Ohh dear, sorry to hear you are having a bad time. I don't fancy trying this sort of thing myself either. My gang are a bit nippy but sometimes you need to have a look at what was happening at the time that may have made them bite.
Harry for example can and will step up IF he is in the mood, he also closes his eyes to ignore me. I think he is convinced he is invisible when he does this If I put my finger under him after he's done any of his 'not in the mood' acts then although he steps up he will then munch me. If you look at it from his point of view, I take it to be a case of I warned you I wasn't in the mood and will bite you if you ignore the ' off' warnings.
Also the other concern I have is that they associate my fingers with food. I tend to hold food for them carrots and the like, so if I smell of anything like that then I think they get confused and try to chomp me too. ALso if fingers always bring food then maybe they think fingers are food too. Not entirely found a solution but if you move slowly when you put your hand in the cage and put it near them but not touching them and let them come to you, then it builds trust.
Go slow for a bit and offer food treats from the outside of the cage for a few days and then your bird should come round. Talk and move slowly round them and they shouldn't have a reason to freak out.
PS I've been trying to finger tame Blue who was an older bird past first molt, since we got her 2 years ago she is getting ther, but these things do take a long time. Take it slow and it should come in the end.
you dont really need a clicker, any sound would be just the same if you were consistant. For a budgie a clicker maybe too loud, and your voice would be much better. If you can make a soft click sound, its the same as using a clicker. Its not the object or sound but the constant same sound. Even a constant 'good boy' would have the same effect. Getting the words/click/phrase at the right time, is the key.
Fot instance my first dog, could lie down to a whistle at eight weeks old. I started training him before he could open his eyes. The sound of the 'lie down whistle was gently and constantly put to him, by putting my finger on his head, and pushing his head down gently , whistling at the same time. as he grew , it became my whole hand, gently pushing his body down. I did this every day, a least 4/6 times a day..
Use the same idea as the video, but try with your voice.
While you are in the room, doing anything, talk to him, you dont have to be as his cage. Birds start to feel at ease when they can hear your voice at a distance, then when you are close, its not new to them.

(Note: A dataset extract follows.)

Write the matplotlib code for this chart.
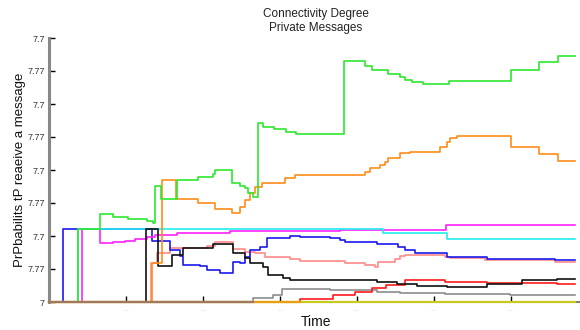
import matplotlib
matplotlib.use('Agg')
import matplotlib.pyplot as plt

plt.rcParams['font.family'] = ['Liberation Sans', 'DejaVu Sans']

# step series: times where the value changes, and the value from then on
green_t = [0, 37.7, 66.2, 83.1, 102.6, 127.3, 135.1, 137.7, 145.5, 166.2, 193.5, 213.0, 215.6, 237.7,
           248.1, 254.5, 258.4, 264.9, 271.4, 277.9, 292.2, 307.8, 320.8, 383.1, 410.4, 419.5, 440.3,
           455.8, 462.3, 471.4, 485.7, 519.5, 600.0, 636.4, 661.0, 683.1]
green_p = [0, 0.221, 0.267, 0.258, 0.252, 0.245, 0.239, 0.352, 0.312, 0.370, 0.379, 0.388, 0.400, 0.361,
           0.352, 0.345, 0.330, 0.318, 0.542, 0.530, 0.524, 0.515, 0.509, 0.730, 0.715, 0.703, 0.691,
           0.682, 0.673, 0.667, 0.661, 0.670, 0.703, 0.727, 0.745, 0.745]

orange_t = [0, 133.8, 146.8, 164.9, 193.5, 215.6, 237.7, 248.1, 254.5, 261.0, 267.5, 276.6, 306.5, 319.5,
            410.4, 416.9, 429.9, 436.4, 440.3, 455.8, 468.8, 507.8, 516.9, 520.8, 529.9, 600.0, 636.4,
            661.0, 683.1]
orange_p = [0, 0.118, 0.370, 0.312, 0.300, 0.282, 0.270, 0.288, 0.309, 0.330, 0.348, 0.361, 0.376, 0.385,
            0.394, 0.406, 0.415, 0.424, 0.436, 0.452, 0.455, 0.470, 0.485, 0.497, 0.503, 0.470, 0.448,
            0.427, 0.427]

magenta_t = [0, 42.9, 66.2, 83.1, 98.7, 111.7, 127.3, 137.7, 166.2, 235.1, 377.9, 515.6, 683.1]
magenta_p = [0, 0.221, 0.179, 0.182, 0.185, 0.191, 0.197, 0.203, 0.209, 0.215, 0.219, 0.234, 0.234]

cyan_t = [0, 37.7, 433.8, 516.9, 683.1]
cyan_p = [0, 0.221, 0.210, 0.191, 0.191]

blue_t = [0, 18.2, 133.8, 157.1, 170.1, 174.0, 196.1, 205.2, 222.1, 239.0, 248.1, 254.5, 261.0, 274.0,
          283.1, 313.0, 326.0, 364.9, 377.9, 384.4, 426.0, 453.2, 462.3, 475.3, 516.9, 568.8, 657.1, 683.1]
blue_p = [0, 0.221, 0.185, 0.158, 0.139, 0.112, 0.109, 0.097, 0.088, 0.121, 0.118, 0.136, 0.158, 0.167,
          0.194, 0.200, 0.197, 0.194, 0.188, 0.182, 0.176, 0.167, 0.158, 0.148, 0.136, 0.130, 0.127, 0.127]

salmon_t = [0, 132.5, 140.3, 157.1, 205.2, 215.6, 239.0, 254.5, 267.5, 280.5, 313.0, 326.0, 384.4, 410.4,
            423.4, 427.3, 449.4, 455.8, 462.3, 514.3, 520.8, 566.2, 657.1, 683.1]
salmon_p = [0, 0.118, 0.148, 0.164, 0.170, 0.182, 0.161, 0.152, 0.148, 0.136, 0.130, 0.124, 0.118, 0.112,
            0.106, 0.121, 0.130, 0.139, 0.142, 0.136, 0.133, 0.127, 0.121, 0.121]

black_t = [0, 126.0, 141.6, 159.7, 174.0, 213.0, 239.0, 254.5, 261.0, 277.9, 284.4, 303.9, 313.0, 426.0,
           452.0, 477.9, 516.9, 568.8, 614.0, 660.0, 683.1]
black_p = [0, 0.221, 0.109, 0.142, 0.164, 0.176, 0.148, 0.133, 0.118, 0.106, 0.082, 0.073, 0.067, 0.061,
           0.055, 0.048, 0.045, 0.055, 0.067, 0.070, 0.070]

red_t = [0, 326.0, 368.8, 397.4, 419.5, 438.0, 462.3, 514.3, 568.8, 659.7, 683.1]
red_p = [0, 0.009, 0.021, 0.030, 0.042, 0.052, 0.067, 0.061, 0.058, 0.055, 0.055]

gray_t = [0, 264.9, 290.9, 302.6, 364.9, 426.0, 455.8, 514.3, 598.7, 683.1]
gray_p = [0, 0.012, 0.021, 0.039, 0.036, 0.030, 0.027, 0.024, 0.021, 0.021]

# nodes that never got the message (stay at zero)
olive_t = [0, 683.1]
olive_p = [0, 0]
gold_t = [0, 326.0]
gold_p = [0, 0]
brown_t = [0, 264.9]
brown_p = [0, 0]

yticks = [0, 0.1, 0.2, 0.3, 0.4, 0.5, 0.6, 0.7, 0.8]
ytick_labels = ['7', '7.77', '7.7', '7.77', '7.7', '7.77', '7.7', '7.77', '7.7']
xticks = [100, 200, 300, 400, 500, 600]
xtick_labels = ['...'] * 6

fig = plt.figure(figsize=(5.8, 3.3), dpi=100)
ax = fig.add_axes([49 / 580, 28 / 330, 531 / 580, 264 / 330])

series = [
    (gray_t, gray_p, '#8c8c8c'),
    (red_t, red_p, '#ff1a1a'),
    (salmon_t, salmon_p, '#ff8a8a'),
    (blue_t, blue_p, '#1a1aee'),
    (magenta_t, magenta_p, '#ff22ff'),
    (cyan_t, cyan_p, '#22eeee'),
    (black_t, black_p, '#111111'),
    (orange_t, orange_p, '#ff8c1a'),
    (green_t, green_p, '#2ee82e'),
]
for t, p, c in series:
    ax.step(t, p, where='post', color=c, lw=1.2, zorder=2)

for t, p, c in [(olive_t, olive_p, '#c8c81e'), (gold_t, gold_p, '#e8a010'), (brown_t, brown_p, '#a07862')]:
    ax.step(t, p, where='post', color=c, lw=1.6, zorder=3, clip_on=False)

ax.set_xlim(0, 690)
ax.set_ylim(0, 0.8)

ax.set_yticks(yticks)
ax.set_yticklabels(ytick_labels, fontsize=6.5, color='#333333')
ax.set_xticks(xticks)
ax.set_xticklabels(xtick_labels, fontsize=5, color='#d0d0d0')
ax.tick_params(direction='in', length=4, width=1, color='black', pad=3)

for s in ['top', 'right']:
    ax.spines[s].set_visible(False)
ax.spines['left'].set_color('#888888')
ax.spines['left'].set_linewidth(2.2)
ax.spines['bottom'].set_color('#666666')
ax.spines['bottom'].set_linewidth(1.2)

ax.set_ylabel('PrPbabilits tP reaeive a message', fontsize=9.5, color='#111111')
ax.yaxis.set_label_coords(-0.043, 0.5)
ax.set_xlabel('Time', fontsize=10, color='#111111')
ax.xaxis.set_label_coords((316 - 49) / 531, -0.05)

fig.text(316 / 580, 1 - 21 / 330, 'Connectivity Degree\nPrivate Messages', ha='center', va='center',
         fontsize=8.5, color='#222222', linespacing=1.2)

fig.savefig('out.png', dpi=100)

Post by matthaismouse on Jul 23, 2008 19:26:46 GMT
I personally found reading to them with the door open helps them learn your not there to harm them and they eventually either climb out or they come close to you, at that point slowly raise a finger near the cage and let them investigate it. than after doing this for a while put your hand in and try see if they step onto it, if they dont try again after, but every time you try reassure them and speak softly to them, maybe even try making a chirping kind of noise.
I had real difficulty with kiki and bobby when i got them but after a while they both especially kiki just started to love coming to me and sitting on my shoulder.
Hope this helps you and anyone else in the same situation as you.
I always never really invaded Juniper's area. He gets really territorial when I go in his cage to clean water or to change a toy out. I stood very far back and kind of did my own thing. It took a while. I was probably sitting for maybe 45 minutes, so I would recommend bringing an ipod, or a book to read. Eventually Juniper's curiosity got the best of him and he came out. Now when he came out I didn't rush up really fast and get all over him, I kind of sat back and kept doing my own little thing. He crept closer, and closer, and eventually I moved a bit. I didn't go fast, just slow and kind of eased into his space. Then I finished doing whatever I was doing closer to him. If I was a predetor I would have already tried to pounce, so Juniper cautiosly crept closer. I slowly moved, and he got scared.
It took hi9m maybe, 5 or 6 tries of this before he finally decided to jemp on my finger. It's not fast, but it worked for me.